It will be used to mine metals from the seabed, says Minister
CHENNAI: The Sagar Nidhi, commissioned as India’s largest multidisciplinary oceanography research vessel (ORV) on Monday, will be used to mine metals from the seabed, explore the energy potential of underwater methane reserves, manage the tsunami warning system and assist Arctic and Antarctic research.
Formally dedicating the vessel to the nation at Chennai Port, the Union Minister for Earth Sciences, Kapil Sibal, said it would propel valuable research trajectories. “We have been looking forward to the acquisition of this vessel for several years…Many ongoing projects of the Ministry could not fructify in the absence of a vessel with these world-class technological capabilities,” said Mr. Sibal.
The Rs. 232-crore ORV Sagar Nidhi will be operated by the National Institute of Ocean Technology. After a few testing and short trial runs in April, the vessel will head to the Central Indian Ocean by October this year on its first scientific voyage to search for and recover polymetallic nodules.
Shipping Minister T.R. Baalu said the vessel’s remotely operated vehicles (ROVs) and crawlers would be able to trawl the sea-bed at depths up to 6,000 feet (from the earlier capabilities of 500 feet) to find, identify and grab samples of the cobalt, nickel and manganese that surveys have shown.

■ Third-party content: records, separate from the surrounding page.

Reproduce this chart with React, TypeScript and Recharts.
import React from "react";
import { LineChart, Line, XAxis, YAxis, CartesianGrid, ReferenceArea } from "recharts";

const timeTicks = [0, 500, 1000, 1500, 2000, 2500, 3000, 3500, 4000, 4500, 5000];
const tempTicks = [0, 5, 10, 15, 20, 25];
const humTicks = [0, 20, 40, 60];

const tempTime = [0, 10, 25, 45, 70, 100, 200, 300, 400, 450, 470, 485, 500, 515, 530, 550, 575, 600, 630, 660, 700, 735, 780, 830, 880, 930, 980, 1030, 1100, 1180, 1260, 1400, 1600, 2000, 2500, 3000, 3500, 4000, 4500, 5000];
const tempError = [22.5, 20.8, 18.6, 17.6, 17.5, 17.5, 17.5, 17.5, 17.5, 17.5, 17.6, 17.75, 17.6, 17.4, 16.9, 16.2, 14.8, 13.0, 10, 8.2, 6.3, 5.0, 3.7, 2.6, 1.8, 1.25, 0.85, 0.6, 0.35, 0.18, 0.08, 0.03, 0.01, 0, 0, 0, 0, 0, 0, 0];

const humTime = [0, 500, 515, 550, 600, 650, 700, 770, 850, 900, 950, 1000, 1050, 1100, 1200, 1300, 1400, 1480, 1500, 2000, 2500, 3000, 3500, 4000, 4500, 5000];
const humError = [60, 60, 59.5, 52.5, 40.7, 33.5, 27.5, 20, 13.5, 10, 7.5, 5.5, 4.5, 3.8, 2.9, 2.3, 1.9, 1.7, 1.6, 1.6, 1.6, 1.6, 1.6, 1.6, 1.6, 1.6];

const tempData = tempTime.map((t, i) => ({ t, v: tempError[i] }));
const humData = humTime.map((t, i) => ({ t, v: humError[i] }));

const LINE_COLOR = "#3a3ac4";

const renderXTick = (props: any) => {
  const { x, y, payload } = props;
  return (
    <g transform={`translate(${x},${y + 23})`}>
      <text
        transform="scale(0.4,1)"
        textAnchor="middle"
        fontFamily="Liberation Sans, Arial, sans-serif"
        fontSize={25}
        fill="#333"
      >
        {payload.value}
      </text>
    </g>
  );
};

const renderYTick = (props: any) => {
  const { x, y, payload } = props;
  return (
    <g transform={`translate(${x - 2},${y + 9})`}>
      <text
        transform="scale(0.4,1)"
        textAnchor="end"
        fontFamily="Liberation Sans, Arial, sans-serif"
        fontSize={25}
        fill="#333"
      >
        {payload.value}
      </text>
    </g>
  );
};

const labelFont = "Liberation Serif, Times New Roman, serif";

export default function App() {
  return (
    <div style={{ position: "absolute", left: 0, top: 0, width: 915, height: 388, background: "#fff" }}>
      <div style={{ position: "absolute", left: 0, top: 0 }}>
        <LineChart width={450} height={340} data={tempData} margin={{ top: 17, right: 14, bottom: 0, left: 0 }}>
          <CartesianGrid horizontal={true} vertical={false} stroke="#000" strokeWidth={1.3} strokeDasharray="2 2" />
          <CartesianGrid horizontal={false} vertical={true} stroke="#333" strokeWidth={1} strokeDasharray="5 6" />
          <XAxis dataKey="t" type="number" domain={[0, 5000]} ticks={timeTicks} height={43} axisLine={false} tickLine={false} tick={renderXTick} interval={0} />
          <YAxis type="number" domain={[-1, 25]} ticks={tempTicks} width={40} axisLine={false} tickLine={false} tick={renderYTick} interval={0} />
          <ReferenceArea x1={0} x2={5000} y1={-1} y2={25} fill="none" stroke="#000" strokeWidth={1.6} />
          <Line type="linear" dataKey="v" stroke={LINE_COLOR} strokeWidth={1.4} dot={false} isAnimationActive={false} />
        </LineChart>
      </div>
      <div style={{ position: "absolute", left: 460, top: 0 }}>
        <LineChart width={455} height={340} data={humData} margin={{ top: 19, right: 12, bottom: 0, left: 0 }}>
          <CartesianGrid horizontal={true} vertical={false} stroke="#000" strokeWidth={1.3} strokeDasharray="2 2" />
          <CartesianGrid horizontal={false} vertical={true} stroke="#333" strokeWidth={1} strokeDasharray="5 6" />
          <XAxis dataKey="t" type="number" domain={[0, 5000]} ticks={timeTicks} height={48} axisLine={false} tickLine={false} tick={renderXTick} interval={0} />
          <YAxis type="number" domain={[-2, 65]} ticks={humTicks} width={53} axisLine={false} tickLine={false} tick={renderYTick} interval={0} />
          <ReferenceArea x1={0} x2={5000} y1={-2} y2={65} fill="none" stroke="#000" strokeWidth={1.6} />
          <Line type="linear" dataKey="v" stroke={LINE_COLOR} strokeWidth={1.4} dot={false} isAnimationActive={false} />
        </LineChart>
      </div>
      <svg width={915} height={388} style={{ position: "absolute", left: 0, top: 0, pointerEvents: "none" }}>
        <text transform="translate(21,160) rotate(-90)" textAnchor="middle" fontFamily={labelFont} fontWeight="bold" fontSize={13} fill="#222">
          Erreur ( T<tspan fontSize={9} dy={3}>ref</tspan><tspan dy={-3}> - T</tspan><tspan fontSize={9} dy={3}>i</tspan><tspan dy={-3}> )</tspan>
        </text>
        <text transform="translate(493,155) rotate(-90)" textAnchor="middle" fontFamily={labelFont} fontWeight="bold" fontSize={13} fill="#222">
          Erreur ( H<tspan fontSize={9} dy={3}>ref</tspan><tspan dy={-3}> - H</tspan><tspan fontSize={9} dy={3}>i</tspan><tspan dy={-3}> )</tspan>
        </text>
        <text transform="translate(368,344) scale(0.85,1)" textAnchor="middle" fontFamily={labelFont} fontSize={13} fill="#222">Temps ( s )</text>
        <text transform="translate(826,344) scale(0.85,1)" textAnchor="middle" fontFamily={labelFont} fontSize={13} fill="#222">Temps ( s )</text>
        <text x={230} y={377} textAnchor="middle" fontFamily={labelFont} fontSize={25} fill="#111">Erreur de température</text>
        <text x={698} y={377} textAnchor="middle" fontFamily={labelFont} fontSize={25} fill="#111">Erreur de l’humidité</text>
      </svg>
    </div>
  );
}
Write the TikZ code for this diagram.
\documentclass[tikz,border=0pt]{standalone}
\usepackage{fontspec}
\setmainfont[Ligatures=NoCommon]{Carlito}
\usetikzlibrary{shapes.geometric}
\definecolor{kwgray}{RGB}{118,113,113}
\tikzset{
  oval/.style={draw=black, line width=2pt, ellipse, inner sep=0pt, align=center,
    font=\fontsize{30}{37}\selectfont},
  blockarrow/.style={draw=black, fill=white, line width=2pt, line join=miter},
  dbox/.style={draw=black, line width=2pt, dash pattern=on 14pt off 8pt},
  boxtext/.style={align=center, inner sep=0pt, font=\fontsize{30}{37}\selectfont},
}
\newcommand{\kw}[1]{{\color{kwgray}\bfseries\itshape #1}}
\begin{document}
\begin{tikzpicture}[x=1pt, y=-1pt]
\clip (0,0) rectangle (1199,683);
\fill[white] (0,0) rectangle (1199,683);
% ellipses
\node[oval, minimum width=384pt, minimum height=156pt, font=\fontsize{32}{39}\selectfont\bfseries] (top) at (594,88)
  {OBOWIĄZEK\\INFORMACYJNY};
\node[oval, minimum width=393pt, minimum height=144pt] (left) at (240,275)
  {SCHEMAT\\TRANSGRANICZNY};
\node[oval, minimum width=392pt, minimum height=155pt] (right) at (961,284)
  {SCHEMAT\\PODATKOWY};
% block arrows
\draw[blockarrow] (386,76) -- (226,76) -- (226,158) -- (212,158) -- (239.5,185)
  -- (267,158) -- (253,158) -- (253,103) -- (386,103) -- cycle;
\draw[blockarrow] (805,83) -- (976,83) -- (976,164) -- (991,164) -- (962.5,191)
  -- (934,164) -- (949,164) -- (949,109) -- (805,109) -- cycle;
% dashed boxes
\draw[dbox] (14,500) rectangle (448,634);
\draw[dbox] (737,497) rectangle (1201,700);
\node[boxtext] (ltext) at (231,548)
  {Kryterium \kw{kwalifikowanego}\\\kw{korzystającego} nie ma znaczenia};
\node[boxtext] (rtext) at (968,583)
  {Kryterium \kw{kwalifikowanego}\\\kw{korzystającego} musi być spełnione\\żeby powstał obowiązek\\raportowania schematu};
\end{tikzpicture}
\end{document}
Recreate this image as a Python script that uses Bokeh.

“We are slowly destroying mineral resources on land, but there is enormous wealth at the bottom of the ocean which has not even been explored,” said Mr. Sibal. The ROVs and unmanned submersibles on board the Sagar Nidhi will be able to explore not only these mineral resources, but also potential energy reserves, in the form of gas hydrates, which contain methane encapsulated in ice. As an ice class vessel, the ORV Sagar Nidhi will assist in South Pole explorations where India has been allotted a 1.5 lakh square kilometres research area. With its dynamic positioning system and large deck space, the vessel can launch a number of exploratory vessels and submersibles. Underwater mining is possible with its capabilities for deep sea bed coring and the modular laboratories it can set up on the ocean floor. Despite the cutting edge technology, “equipment doesn’t find solutions; human beings do,” Mt. Sibal said. With that in mind, he promised full support to the planned Maritime University, and encouraged maritime nations to follow the example of Norway which will set up a maritime institute in Tamil Nadu soon. Later in the day, he continued the emphasis on human resources with a speech at the inauguration of the Ocean Gallery of the Periyar Science and Technology Centre, encouraging the hall full of schoolchildren to explore the world of science in general and ocean studies in particular.